How's this for viral marketing?
December 26, 2000 10:28 PM   Subscribe

How's this for viral marketing? In order to promote their weblog feature, Xanga.com created a weblogger. Last week, many Geocities users received the same message (included inside) from "Bianca Broussard", in which she says, "I was noticing your writing style, and I think the weblog format might really work well for you." They actually created a fictional person and gave her a blog with over a month of entries. Pretty sneaky...
posted by Aaaugh! (17 comments total)
 
Here's the e-mail I (and many others, it seems) received:

Hi "xxxxx"

I was surfing geocities and checked out your site at
geocities/xxxxx. I have a good friend with a really similar
site, and I passed your url along to her. Have you ever seen a
weblog? I was noticing your writing style, and I think the weblog
format might really work well for you. I just started one
recently, and I am actually thinking of dumping my homepage in
favor of just having the weblog, since I'm enjoying it so much
more than maintaining my homesite. Anyway, I really just wanted
to say thanks for an interesting site!

Bianca


Another fun note about "Bianca:" the administrative address in her whois lookup points to a Mailboxes Etc. in New York City. Heh.
posted by Aaaugh! at 10:31 PM on December 26, 2000


So what does that bring the total number of weblogging tools to? I know about Blogger and Manila and now Xanga off the top of my head... what else is out there?
posted by anildash at 11:27 PM on December 26, 2000


there's groksoup and pitas, which have both been around a while. There's several others that are sort of in the same genre, or are trying to be.
posted by mathowie at 11:30 PM on December 26, 2000


"There's Greymatter, too," its shy creator whispered from the corner.
posted by Noah at 3:24 AM on December 27, 2000 [1 favorite]


As an adjunct to their main 'site, nPorta logs are simply another service for users.
posted by mattw at 3:25 AM on December 27, 2000


Does anyone know of other non-existent webloggers created for more, uh, legitimate purposes? Having done a story "as" the blog of a guy I invented from whole cloth, I'm curious to see what other fictional uses people are finding for weblogs. I suppose the richness of a medium can be measured by how long it takes the artists, the pornographers, and the advertisers to discover it.
posted by grimmelm at 6:57 AM on December 27, 2000


Conversant includes a weblog plug-in as part of its content management system.

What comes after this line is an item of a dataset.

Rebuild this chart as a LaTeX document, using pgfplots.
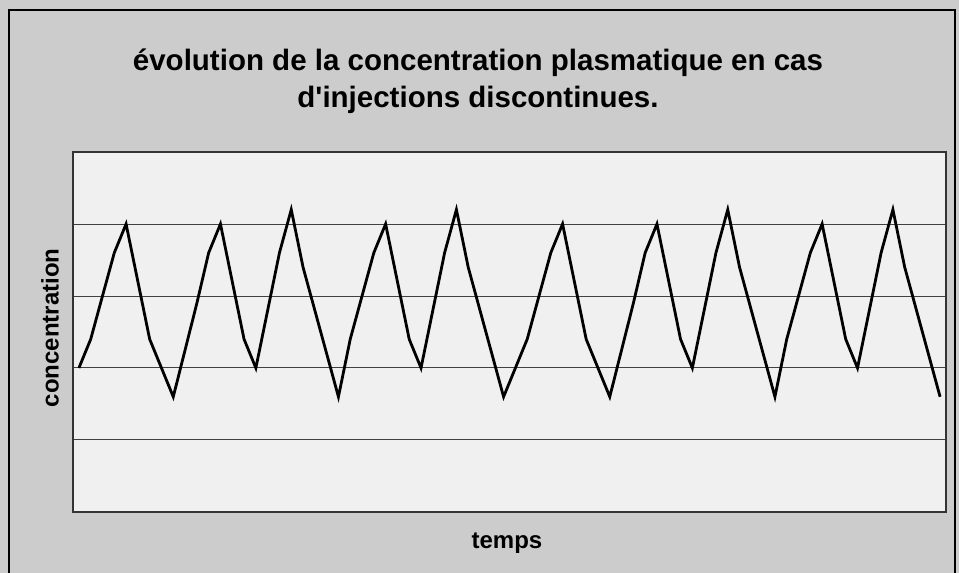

Getting e-mails from pretend bloggers--Geocities users have all the fun. That could so easily be turned to evil...
posted by mrmorgan at 8:11 AM on December 27, 2000


How long has Xanga been around? What's their story?
posted by beefula at 9:21 AM on December 27, 2000


James - you might be interested in Imaginary Year, a serial fiction project that isn't exactly the same sort of fictional weblog, but uses the weblog medium to tell fictional stories. (btw, I adore Lotvs Eaters...)
posted by judith at 9:40 AM on December 27, 2000


I heard that zannah, of usr/bin/girl, is really an extended experiment by a San Francisco web design team...
posted by CrazyUncleJoe at 9:44 AM on December 27, 2000


I think that on principle, I couldn't bring myself to use the products or services of a company that uses such tacky marketing techniques. Tacky, and wrong. Viva Blogger!
posted by jmcnally at 10:13 AM on December 27, 2000


After looking all over xanga, they leave a bad taste in my mouth. They seem to be a bit too big on email. Email 5 friends to win a laptop. Email a bunch of people about your new blog. Email your posts out to subscribers (actually, that one is nice). Email posts you like to anyone else. Promote your site by email. Xanga announces itself by emailing geocities blog owners. Email, email, email.

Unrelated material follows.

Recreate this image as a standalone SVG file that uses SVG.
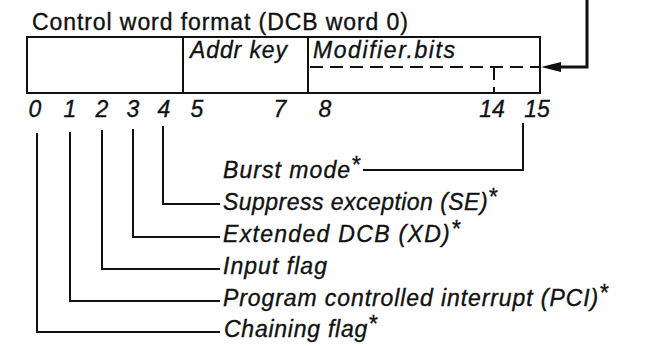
<svg xmlns="http://www.w3.org/2000/svg" width="651" height="346" viewBox="0 0 651 346">
<defs>
<style>
.t{font-family:"Liberation Sans",Arial,sans-serif;font-size:23px;fill:#111;stroke:#111;stroke-width:0.35}
.i{font-style:italic}
.ln{fill:none;stroke:#111;stroke-width:2}
.ds{fill:none;stroke:#111;stroke-width:2;stroke-dasharray:13 7}
.ar{fill:none;stroke:#111;stroke-width:3}
</style>
<marker id="ah" viewBox="0 0 20 10" refX="0" refY="5" markerWidth="20" markerHeight="10" markerUnits="userSpaceOnUse" orient="auto">
<path d="M0,0 L20,5 L0,10 Z" fill="#111"/>
</marker>
</defs>
<rect width="651" height="346" fill="#fff"/>
<g id="title">
<text class="t" x="32" y="30" textLength="376" lengthAdjust="spacing">Control word format (DCB word 0)</text>
</g>
<g id="control-word">
<rect class="ln" x="27" y="37" width="513" height="56"/>
<line class="ln" x1="183" y1="37" x2="183" y2="93"/>
<line class="ln" x1="308" y1="37" x2="308" y2="93"/>
<text class="t i" x="190" y="58" textLength="97" lengthAdjust="spacing">Addr key</text>
<text class="t i" x="313" y="58" textLength="142" lengthAdjust="spacing">Modifier.bits</text>
<path class="ds" d="M310,67 H540"/>
<path class="ds" d="M494,67 V93"/>
</g>
<g id="bit-numbers" class="t i" text-anchor="middle">
<text x="35" y="117">0</text>
<text x="70" y="117">1</text>
<text x="102" y="117">2</text>
<text x="133" y="117">3</text>
<text x="164" y="117">4</text>
<text x="197" y="117">5</text>
<text x="280" y="117">7</text>
<text x="325" y="117">8</text>
<text x="492" y="117">14</text>
<text x="537" y="117">15</text>
</g>
<g id="label-burst"><text class="t i" x="223" y="178" textLength="137" lengthAdjust="spacing">Burst mode<tspan dy="-5">*</tspan></text></g>
<g id="label-se"><text class="t i" x="223" y="210" textLength="274" lengthAdjust="spacing">Suppress exception (SE)<tspan dy="-5">*</tspan></text></g>
<g id="label-xd"><text class="t i" x="223" y="242" textLength="237" lengthAdjust="spacing">Extended DCB (XD)<tspan dy="-5">*</tspan></text></g>
<g id="label-input"><text class="t i" x="223" y="274" textLength="104" lengthAdjust="spacing">Input flag</text></g>
<g id="label-pci"><text class="t i" x="223" y="306" textLength="385" lengthAdjust="spacing">Program controlled interrupt (PCI)<tspan dy="-5">*</tspan></text></g>
<g id="label-chain"><text class="t i" x="224" y="337" textLength="153" lengthAdjust="spacing">Chaining flag<tspan dy="-5">*</tspan></text></g>
<g id="connectors">
<path class="ln" d="M37,133 V332 H220"/>
<path class="ln" d="M70,132 V301 H220"/>
<path class="ln" d="M102,130 V269 H220"/>
<path class="ln" d="M133,129 V237 H220"/>
<path class="ln" d="M163,126 V204 H220"/>
<path class="ln" d="M523,123 V170 H363"/>
<path class="ar" d="M587,0 V67 H561" marker-end="url(#ah)"/>
</g>
</svg>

The xanga site started out as an epinions clone, but now looks like a blogger/blogspot/manila morph.

Maybe I'm just bitter because Biz Stone (if memory serves, he's the creative director of xanga) used have a site design that reminded me a bit too much of my own work.
posted by mathowie at 3:52 PM on December 27, 2000


Looks a bit of a twit too.
posted by rodii at 7:24 PM on December 27, 2000


They seem to be a bit too big on email

that's because the latest Business 2.0 declared that email is the way (back) to the future... lol (well not really ol, more of a chuckle to myself actually)


posted by chaz at 9:25 PM on December 27, 2000


the funniest thing of all, actually, is that "Biz Stone" uses Blogger on his personal site...
posted by chaz at 9:34 PM on December 27, 2000


Matt, Biz is on to us, for he changed his site design.

Google Cache to the RESCUE!
posted by Avogadro at 6:57 AM on December 29, 2000


Boy, he sure likes that bold sans-serif headline font.